Милые вы, нежные. Я часто вспоминаю Вас, и всегда ложась. У лица — думочка, ласка чистая, кроткая, нежная моей читательницы-друга. Я вижу, вижу и Вас, и так ярко, так близко — это мне награда, — послано. Принимаю благодарно, благоговейно. <...> Я привык — к своему, у себя. Да, вдруг мысль мне мелькнула — в Ригу! Но... это так жутко, несбыточно. Здесь, в Париже, — больше духовности, тонкости духовной?! — говорите. Нет, это заблуждение. Здесь — холод, ходульность, свычка, сухостой, безразличие... Да, есть у меня и здесь души, но... — далеко, да и безсильные оне. Нет, с Вами на окраинах, — я больше видел людей. Да что говорить... Вы сами это чувствуете. И знаете... писателя лучше любят, ценят — издалека. Да. Не осваивать как человека бытового, не копаться в нем. Здесь мы слишком — свои, освоены. Если бы знали Данте в обиходе, как он морщится от зубной боли, или еще там что с ним в жизни его было, — о, как бы побледнело его «бессмертие»!3 Вы правы, вот у меня и зубы не в порядке, не до зубов. А лучше — просто: вот, писал что-то... вот оно, вот он — в делах его, в чувствах, думах.
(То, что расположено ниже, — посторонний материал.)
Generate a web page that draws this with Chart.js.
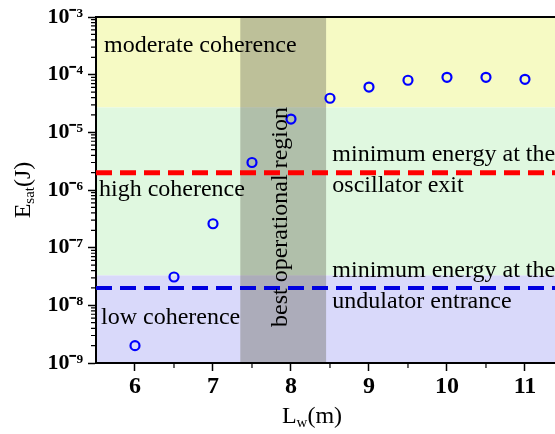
<!DOCTYPE html>
<html>
<head>
<meta charset="utf-8">
<script src="https://cdn.jsdelivr.net/npm/chart.js@4.4.0/dist/chart.umd.min.js"></script>
<style>html,body{margin:0;padding:0;background:#fff;overflow:hidden}</style>
</head>
<body>
<canvas id="grafico" width="555" height="434"></canvas>
<script>
// datos
const longitudes = [6, 6.5, 7, 7.5, 8, 8.5, 9, 9.5, 10, 10.5, 11];
const energias = [2.0e-9, 3.1e-8, 2.6e-7, 3.0e-6, 1.7e-5, 3.9e-5, 6.1e-5, 8.0e-5, 9.0e-5, 9.0e-5, 8.3e-5];
const energiaOscilador = 2.0e-6;
const energiaOndulador = 2.0e-8;
const limitesCoherencia = [1e-3, 2.7e-5, 3.3e-8, 1e-9];
const regionOptima = [7.35, 8.45];
const ticksX = [6, 7, 8, 9, 10, 11];
const etiquetasX = ["6", "7", "8", "9", "10", "11"];
const ticksY = [1e-9, 1e-8, 1e-7, 1e-6, 1e-5, 1e-4, 1e-3];
const etiquetasY = ["10\u207B\u2079", "10\u207B\u2078", "10\u207B\u2077", "10\u207B\u2076", "10\u207B\u2075", "10\u207B\u2074", "10\u207B\u00B3"];

const X_MIN = 5.5, X_MAX = 11.385;
const FUENTE = "Liberation Serif";

// texto con subindice: partes [{t, s, dy}]
function textoPartes(ctx, partes, x, y) {
    let ancho = 0;
    partes.forEach(p => { ctx.font = p.s + "px " + FUENTE; ancho += ctx.measureText(p.t).width; });
    let cx = x - ancho / 2;
    partes.forEach(p => {
        ctx.font = p.s + "px " + FUENTE;
        ctx.fillText(p.t, cx, y + (p.dy || 0));
        cx += ctx.measureText(p.t).width;
    });
}

const fondos = {
    id: "fondos",
    beforeDraw(chart) {
        const { ctx, chartArea: a, scales: { x, y } } = chart;
        const colores = ["#f6fac4", "#e0f8e0", "#d9d9fa"];
        ctx.save();
        for (let i = 0; i < 3; i++) {
            const y1 = y.getPixelForValue(limitesCoherencia[i]);
            const y2 = y.getPixelForValue(limitesCoherencia[i + 1]);
            ctx.fillStyle = colores[i];
            ctx.fillRect(a.left, y1, a.right - a.left, y2 - y1);
        }
        const x1 = x.getPixelForValue(regionOptima[0]);
        const x2 = x.getPixelForValue(regionOptima[1]);
        ctx.fillStyle = "rgba(105,105,90,0.4)";
        ctx.fillRect(x1, a.top, x2 - x1, a.bottom - a.top);
        ctx.restore();
    },
    afterDraw(chart) {
        const { ctx, chartArea: a, scales: { x, y } } = chart;
        ctx.save();
        ctx.fillStyle = "#000";
        ctx.strokeStyle = "#000";

        // linea superior del marco
        ctx.lineWidth = 2;
        ctx.beginPath();
        ctx.moveTo(a.left, a.top);
        ctx.lineTo(a.right, a.top);
        ctx.stroke();

        // ticks menores
        ctx.lineWidth = 1.2;
        ctx.beginPath();
        for (let v = 6.5; v < X_MAX; v += 1) {
            const px = x.getPixelForValue(v);
            ctx.moveTo(px, a.bottom);
            ctx.lineTo(px, a.bottom + 5);
        }
        for (let e = -9; e < -3; e++) {
            for (let m = 2; m <= 9; m++) {
                const py = y.getPixelForValue(m * Math.pow(10, e));
                ctx.moveTo(a.left - 5, py);
                ctx.lineTo(a.left, py);
            }
        }
        ctx.stroke();

        // anotaciones
        ctx.textBaseline = "middle";
        ctx.textAlign = "left";
        ctx.font = "24px " + FUENTE;
        const xt = x.getPixelForValue(8.53);
        ctx.fillText("moderate coherence", a.left + 8, 46);
        ctx.fillText("high coherence", a.left + 3, 190);
        ctx.fillText("low coherence", a.left + 5, 318);
        ctx.fillText("minimum energy at the", xt, 155);
        ctx.fillText("oscillator exit", xt, 186);
        ctx.fillText("minimum energy at the", xt, 271);
        ctx.fillText("undulator entrance", xt, 302);

        ctx.save();
        ctx.translate(x.getPixelForValue(7.87), 217);
        ctx.rotate(-Math.PI / 2);
        ctx.textAlign = "center";
        ctx.fillText("best operational region", 0, 0);
        ctx.restore();

        // titulos de ejes
        ctx.textAlign = "left";
        ctx.textBaseline = "alphabetic";
        textoPartes(ctx, [{ t: "L", s: 24 }, { t: "w", s: 15, dy: 4 }, { t: "(m)", s: 24 }], 312, 423);
        ctx.save();
        ctx.translate(30, 190);
        ctx.rotate(-Math.PI / 2);
        textoPartes(ctx, [{ t: "E", s: 24 }, { t: "sat", s: 15, dy: 4 }, { t: "(J)", s: 24 }], 0, 0);
        ctx.restore();

        ctx.restore();
    }
};

const ctx = document.getElementById("grafico").getContext("2d");
new Chart(ctx, {
    type: "scatter",
    data: {
        datasets: [{
            data: longitudes.map((l, i) => ({ x: l, y: energias[i] })),
            pointStyle: "circle",
            pointRadius: 4.5,
            borderWidth: 2.2,
            borderColor: "#0000ff",
            backgroundColor: "rgba(0,0,0,0)"
        }, {
            data: [{ x: X_MIN, y: energiaOscilador }, { x: X_MAX, y: energiaOscilador }],
            showLine: true,
            pointRadius: 0,
            borderColor: "#ff0000",
            borderWidth: 5,
            borderDash: [16, 8]
        }, {
            data: [{ x: X_MIN, y: energiaOndulador }, { x: X_MAX, y: energiaOndulador }],
            showLine: true,
            pointRadius: 0,
            borderColor: "#0000e0",
            borderWidth: 4,
            borderDash: [16, 8]
        }]
    },
    options: {
        responsive: false,
        animation: false,
        layout: { autoPadding: false, padding: { top: 17, left: 0, right: 0, bottom: 0 } },
        plugins: {
            legend: { display: false },
            tooltip: { enabled: false }
        },
        scales: {
            x: {
                type: "linear",
                min: X_MIN,
                max: X_MAX,
                afterBuildTicks: s => { s.ticks = ticksX.map(v => ({ value: v })); },
                afterFit: s => { s.height = 71; s.paddingLeft = 0; s.paddingRight = 0; },
                border: { color: "#000", width: 2 },
                grid: { drawOnChartArea: false, tickLength: 8, tickColor: "#000", tickWidth: 1.5 },
                ticks: {
                    autoSkip: false,
                    maxRotation: 0,
                    padding: 1,
                    color: "#000",
                    font: { family: FUENTE, size: 24, weight: "bold" },
                    callback: v => etiquetasX[ticksX.indexOf(v)]
                }
            },
            y: {
                type: "logarithmic",
                min: 1e-9,
                max: 1e-3,
                afterBuildTicks: s => { s.ticks = ticksY.map(v => ({ value: v })); },
                afterFit: s => { s.width = 96; s.paddingTop = 0; s.paddingBottom = 0; },
                border: { color: "#000", width: 2 },
                grid: { drawOnChartArea: false, tickLength: 8, tickColor: "#000", tickWidth: 1.5 },
                ticks: {
                    autoSkip: false,
                    padding: 5,
                    color: "#000",
                    font: { family: FUENTE, size: 22, weight: "bold" },
                    callback: v => etiquetasY[ticksY.indexOf(v)]
                }
            }
        }
    },
    plugins: [fondos]
});
</script>
</body>
</html>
И — только.
Ну, уже час ночи. Пора — старался забыться, уйти. Целую Вашу руку, милый друг. Молитвы Ваши — мне помощь. Спасибо Вам.
Ваш Ив. Шмелев.
1 Сент-Женевьев-де-Буа, русское кладбище в Париже.
2 «Соколы» — скаутская молодежная организация, основанная русскими эмигрантами в Праге в 1921 году.
3 В некоторых случаях И. Шмелев колеблется между старой и новой орфографией, что воспроизведено в публикации.
IV
25.ХI.46
Милая Милочка — браво!
Мои письма — праздник? Так вот Вам, празднуйте. Сегодня утром В<аше> письмо, — отличное, продолжайте перышко вострить! — и мамино. Отвечаю экспрессом, дабы пра-аздновали. Праздники вам нужны, побуднились.